TZ: China’s NFU was established by China’s first generation paramount leaders, such as Zhou Enlai and Mao Zedong. Because they supported NFU, the policy became a central element of China’s traditional nuclear strategy. So, the unique authority of China’s first generation political leaders really helped ensure that China would stick to NFU policy for a long time despite the change of leadership in following decades. Because of China’s traditional adoption of NFU, it really affected how Chinese nuclear and military strategies make development and deployment plans for China’s nuclear weapons. They don’t plan for preemptive use of nuclear weapons. They mostly practice using nuclear weapons after being struck by an enemy nuclear attack. Therefore, they highly emphasized the importance of being able to conduct nuclear attacks under heavily contaminated battlefield environment. They didn’t emphasize the need for China to build a large nuclear arsenal, because NFU basically means that China only needs to maintain a credible and survival second strike capability after absorbing a nuclear attack first. So that also helps China maintain a relatively small and modest nuclear arsenal. In addition, NFU means China’s nuclear employment policy is more modest and self-restraint compared with some other nuclear weapons states. All these together contributed to an image of China being a responsible nuclear power, helped China’s own national development by not wasting too much money and resources in building a massive nuclear arsenal, and enhanced national security including arms control and nonproliferation goals by setting up this very positive example of a country that doesn’t depend too heavily on nuclear weapons for its national security. So, I think those are very important positive consequences of China’s NFU.   

AH: There appears to be a lack of confidence from other countries (e.g., USA and Japan) in the credibility of China’s NFU policy. Is this concern justified? Are there operational measures that China could take that would help build confidence in the NFU policy?
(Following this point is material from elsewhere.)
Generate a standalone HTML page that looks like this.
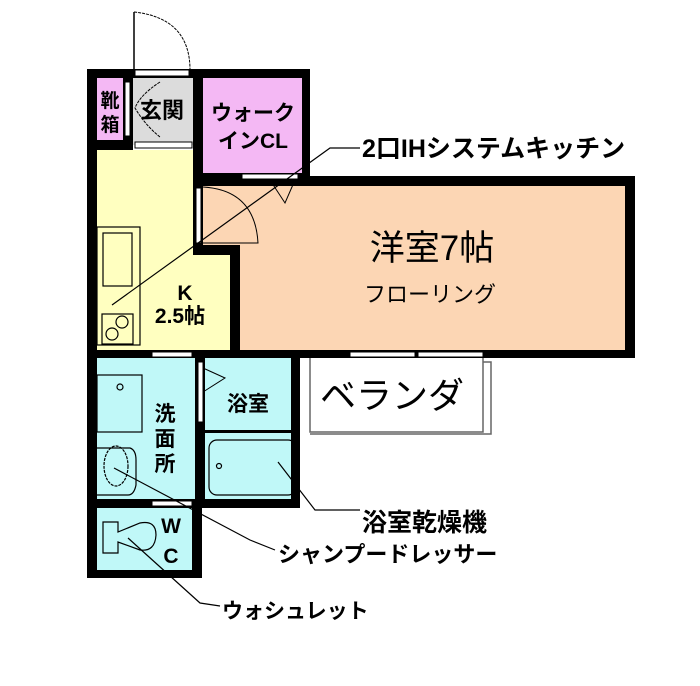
<!DOCTYPE html>
<html><head><meta charset="utf-8"><style>
body{margin:0;background:#fff;}
svg text{font-family:"Liberation Sans","Noto Sans CJK JP",sans-serif;}
</style></head><body>
<svg width="700" height="681" viewBox="0 0 700 681" xmlns="http://www.w3.org/2000/svg">
<rect width="700" height="681" fill="#fff"/>
<path d="M134 12 L134 70" stroke="#000" stroke-width="1.5"/>
<path d="M134 12 Q190 18 190 70" stroke="#000" stroke-width="1" fill="none" stroke-dasharray="3,1"/>
<rect x="97" y="78" width="26" height="62" fill="#f4b8f4"/>
<rect x="133" y="78" width="60" height="67" fill="#dcdcdc"/>
<rect x="203" y="78" width="99" height="95" fill="#f4b8f4"/>
<rect x="97" y="150" width="96" height="200" fill="#ffffc0"/>
<rect x="193" y="255" width="37" height="95" fill="#ffffc0"/>
<rect x="240" y="186" width="385" height="164" fill="#fcd6b4"/>
<rect x="203" y="186" width="37" height="59" fill="#fcd6b4"/>
<rect x="97" y="358" width="98" height="141" fill="#c0f8f8"/>
<rect x="205" y="358" width="86" height="141" fill="#c0f8f8"/>
<rect x="97" y="508" width="95" height="62" fill="#c0f8f8"/>
<g fill="#000">
<rect x="87" y="69" width="223" height="9"/>
<rect x="87" y="69" width="10" height="509"/>
<rect x="123" y="78" width="10" height="72"/>
<rect x="97" y="140" width="36" height="10"/>
<rect x="193" y="78" width="10" height="177"/>
<rect x="302" y="69" width="8" height="117"/>
<rect x="203" y="173" width="107" height="4"/>
<rect x="197" y="176" width="438" height="10"/>
<rect x="625" y="176" width="10" height="182"/>
<rect x="193" y="245" width="47" height="10"/>
<rect x="230" y="245" width="10" height="110"/>
<rect x="87" y="350" width="548" height="8"/>
<rect x="195" y="358" width="10" height="150"/>
<rect x="291" y="358" width="9" height="150"/>
<rect x="87" y="499" width="213" height="9"/>
<rect x="192" y="508" width="10" height="70"/>
<rect x="87" y="570" width="115" height="8"/>
<rect x="205" y="430" width="86" height="3"/>
</g>
<g fill="#fff" stroke="#000" stroke-width="1">
<rect x="135" y="70" width="54" height="6"/>
<rect x="135" y="142" width="57" height="6"/>
<rect x="125" y="82" width="5" height="54"/>
<rect x="242" y="174" width="56" height="5"/>
<rect x="196" y="188" width="5" height="55"/>
<rect x="152" y="352" width="40" height="5"/>
<rect x="198" y="362" width="5" height="60"/>
<rect x="350" y="352" width="65" height="5"/>
<rect x="418" y="352" width="65" height="5"/>
<rect x="152" y="501" width="40" height="5"/>
</g>
<g stroke="#000" stroke-width="1" fill="none">
<path d="M203 187 Q255 190 258 243 L203 243"/>
<path d="M270 180 L285 203 L295 180"/>
<path d="M203 368 L225 378 L203 392"/>
<path d="M160 82 Q140 95 135 108 Q145 125 160 137" stroke-dasharray="3,1"/>
</g>
<g stroke="#666" stroke-width="1.5" fill="#fff">
<path d="M310 358 L310 432 L483 432 L483 358"/>
<path d="M483 362 L491 362 L491 434 L310 434" fill="none"/>
</g>
<g stroke="#000" stroke-width="1.2" fill="none">
<rect x="97" y="227" width="43" height="118"/>
<rect x="103" y="233" width="29" height="53"/>
<rect x="102" y="314" width="31" height="30"/>
<circle cx="122" cy="322" r="6"/>
<circle cx="112" cy="334" r="6"/>
<rect x="97" y="375" width="45" height="57"/>
<circle cx="120" cy="387" r="3"/>
<path d="M97 448 L130 448 Q136 450 136 460 L136 485 Q134 495 128 495 L97 495"/>
<ellipse cx="116" cy="466" rx="12" ry="20" stroke-dasharray="3,1"/>
<rect x="209" y="440" width="87" height="55" rx="8"/>
<circle cx="219" cy="466" r="2.5"/>
<path d="M103 522 L118 522 L118 532 L140 523 Q156 520 156 535 Q155 552 140 550 L118 542 L118 553 L103 553 Z"/>
<path d="M112 305 L330 148 L360 148"/>
<path d="M278 462 L315 510 L360 510"/>
<path d="M114 468 L250 540 L275 550"/>
<path d="M128 538 L200 603 L220 606"/>
</g>
<g fill="#000" font-weight="bold">
<text x="110" y="107" font-size="19" text-anchor="middle">靴</text>
<text x="110" y="131" font-size="19" text-anchor="middle">箱</text>
<text x="162" y="118" font-size="22" text-anchor="middle">玄関</text>
<text x="253" y="120" font-size="21" text-anchor="middle">ウォーク</text>
<text x="253" y="148" font-size="21" text-anchor="middle">インCL</text>
<text x="185" y="300" font-size="21" text-anchor="middle">K</text>
<text x="180" y="323" font-size="21" text-anchor="middle">2.5帖</text>
<text x="165" y="421" font-size="21" text-anchor="middle">洗</text>
<text x="165" y="446" font-size="21" text-anchor="middle">面</text>
<text x="165" y="471" font-size="21" text-anchor="middle">所</text>
<text x="248" y="411" font-size="21" text-anchor="middle">浴室</text>
<text x="171" y="533" font-size="21" text-anchor="middle">W</text>
<text x="171" y="563" font-size="21" text-anchor="middle">C</text>
<text x="362" y="157" font-size="25">2口IHシステムキッチン</text>
<text x="362" y="531" font-size="25">浴室乾燥機</text>
<text x="278" y="562" font-size="22">シャンプードレッサー</text>
<text x="222" y="618" font-size="21">ウォシュレット</text>
</g>
<g fill="#000">
<text x="432" y="260" font-size="35" text-anchor="middle">洋室7帖</text>
<text x="430" y="302" font-size="22" text-anchor="middle">フローリング</text>
<text x="392" y="408" font-size="36" text-anchor="middle">ベランダ</text>
</g>
</svg>
</body></html>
TZ: I’m not in a position to evaluate the credibility of China’s NFU. I will simply explain why there are concerns in other countries about Chinese NFU policy. According to western scholars who got access to some Chinese military textbooks, including the Science of Second Artillery Campaigns, that was published in the mid 2000. A former deputy commander of China’s Second Artillery also published a book about missile deterrent operations around the same period. By the way the Second Artillery is the former name of the PLA Rocket Force which operates China’s land-based missile forces, including nuclear and conventional missile forces. According to the western scholars, they found in these Chinese military textbooks and other seemingly authoritarian publications references to terms such as to lower the threshold of nuclear use and to re-adjust the nuclear policy. Both terms were used in these rather authoritative documents. The documents also described a number of scenarios in which China would threaten the use of nuclear weapons in a conventional military conflict. If the research by the western scholars is accurate, then it appears that at least at the military level, China is prepared to have the nuclear weapons play a role, not only in a nuclear conflict but also in a conventional one.
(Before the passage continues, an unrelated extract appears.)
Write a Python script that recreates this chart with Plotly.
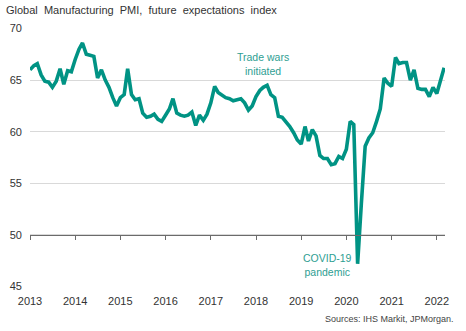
import pandas as pd
import plotly.graph_objects as go

# Monthly values, Jan 2013 - Mar 2022
pmi_2013 = [66.0, 66.4, 66.6, 65.5, 64.9, 64.8, 64.3, 64.9, 66.1, 64.6, 65.9, 65.8]
pmi_2014 = [67.0, 68.0, 68.6, 67.5, 67.4, 67.3, 65.2, 66.0, 65.0, 64.3, 63.3, 62.5]
pmi_2015 = [63.3, 63.6, 66.1, 63.6, 63.1, 63.2, 61.8, 61.4, 61.5, 61.7, 61.2, 61.0]
pmi_2016 = [61.6, 62.2, 63.2, 61.8, 61.6, 61.5, 61.6, 61.9, 60.6, 61.6, 61.1, 61.7]
pmi_2017 = [62.8, 64.4, 63.8, 63.5, 63.3, 63.2, 63.0, 63.1, 63.2, 62.8, 62.1, 62.5]
pmi_2018 = [63.4, 64.0, 64.3, 64.5, 63.6, 63.3, 61.5, 61.4, 61.0, 60.5, 59.9, 59.2]
pmi_2019 = [58.8, 60.5, 59.1, 60.2, 59.6, 57.7, 57.4, 57.4, 56.8, 56.9, 57.6, 57.4]
pmi_2020 = [58.3, 61.0, 60.7, 47.2, 53.0, 58.6, 59.4, 59.9, 61.0, 62.2, 65.2, 64.7]
pmi_2021 = [64.4, 67.2, 66.6, 66.7, 66.7, 65.0, 66.0, 64.2, 64.1, 64.1, 63.4, 64.3]
pmi_2022 = [63.7, 65.2, 66.2]

values = pmi_2013 + pmi_2014 + pmi_2015 + pmi_2016 + pmi_2017 + pmi_2018 + pmi_2019 + pmi_2020 + pmi_2021 + pmi_2022
dates = pd.date_range("2013-01-01", periods=len(values), freq="MS")

year_ticks = [f"{y}-01-01" for y in range(2013, 2023)]
year_labels = [str(y) for y in range(2013, 2023)]
y_ticks = [45, 50, 55, 60, 65, 70]

title_text = "Global  Manufacturing  PMI,  future  expectations  index"
source_text = "Sources: IHS Markit, JPMorgan."
ann1 = "Trade wars<br>initiated"
ann2 = "COVID-19<br>pandemic"

teal = "#009384"
teal_text = "#2E9E92"
font_family = "Liberation Sans, Arial, sans-serif"

x_range = ["2013-01-01", "2022-03-08"]

fig = go.Figure()
fig.add_trace(go.Scatter(
    x=dates, y=values, mode="lines",
    line=dict(color=teal, width=3.6),
    hoverinfo="skip", showlegend=False,
))
# invisible trace carrying the axis drawn at y=50
fig.add_trace(go.Scatter(x=[dates[0]], y=[None], xaxis="x2", yaxis="y",
                         mode="lines", showlegend=False, hoverinfo="skip"))

fig.update_layout(
    width=466, height=331,
    margin=dict(l=30, r=21, t=28, b=44),
    paper_bgcolor="white", plot_bgcolor="white",
    font=dict(family=font_family, size=11, color="#333333"),
    xaxis=dict(
        type="date", range=x_range, automargin=False,
        tickvals=year_ticks, ticktext=year_labels,
        showgrid=False, zeroline=False, showline=False, ticks="",
        ticklabelstandoff=6,
        tickfont=dict(size=11, color="#333333"),
    ),
    xaxis2=dict(
        type="date", range=x_range, overlaying="x", anchor="free",
        position=0.2, side="bottom", automargin=False,
        tickvals=year_ticks, showticklabels=False,
        showgrid=False, zeroline=False,
        showline=True, linecolor="#6b6b6b", linewidth=1,
        ticks="outside", ticklen=4, tickcolor="#6b6b6b", tickwidth=1,
    ),
    yaxis=dict(
        range=[44.95, 70.05], tickvals=y_ticks, automargin=False,
        showgrid=True, gridcolor="#d9d9d9", gridwidth=1,
        zeroline=False, showline=False, ticks="",
        ticklabelstandoff=7,
        tickfont=dict(size=11, color="#333333"),
    ),
    annotations=[
        dict(text=title_text, xref="paper", yref="paper", x=-0.063, y=1.0,
             yshift=18, xanchor="left", yanchor="middle", showarrow=False,
             font=dict(size=11, color="#333333")),
        dict(text=ann1, x="2018-03-01", y=66.55, xref="x", yref="y",
             showarrow=False, font=dict(size=10.5, color=teal_text)),
        dict(text=ann2, x="2019-08-01", y=47.1, xref="x", yref="y",
             showarrow=False, font=dict(size=10.5, color=teal_text)),
        dict(text=source_text, xref="paper", yref="paper", x=1.0, y=0,
             xanchor="right", yanchor="middle", yshift=-32, xshift=11,
             showarrow=False, font=dict(size=9, color="#444444")),
    ],
)

fig.write_html("out.html")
Of course, people may argue, and indeed some western scholars have argued that even if China threatens to use nuclear weapons in a conventional conflict, China may be simply bluffing. It doesn’t really intend to follow through the threat and actually launch a nuclear attack. In other words, China only intends to threaten the use of nuclear weapons in order to achieve its foreign policy goals and it wouldn’t actually implement the threat. But other people would also argue, okay, but in a conflict how can other countries really tell whether China is bluffing or sincerely threatening the use of nuclear weapons. Any reasonable and sensible decision makers would have to treat China’s threat of nuclear use as a serious threat. These people may also argue that by threatening the use of nuclear weapons in a conventional conflict the country would already violate at least the spirit of NFU. It doesn’t matter whether China later on actually carries out the threat. If one threatens the use, then one basically has already violated one’s NFU promise. Additionally, China’s political governance system is different from many foreign countries. In a very centralized decision-making system, critical decisions are ultimately made by the paramount leader. There is no institutional constraints or regulations that would make sure this one individual will always make decisions consistent with China’s declaratory policy. Many people worry that NFU is just a declaratory policy and Chinese leaders can withdraw or change this policy at any time. I think because people don’t have confidence in a very centralized political system where there is no institutional constraints and limits on the paramount leader’s authority, it seems to undermine some countries’ confidence in the credibility or sustainability of China’s NFU. China and all other countries would all benefit to have more discussion of these issues. For China to demonstrate its seriousness about NFU, it should have no concern about having open and candid discussions, try to clarify its policies including the policies written in its military documents, and explain how NFU can be guaranteed in a highly centralized decision-making system. I think there are ways that people can work to gradually resolve, or at least mitigate, the questions or suspicions others have.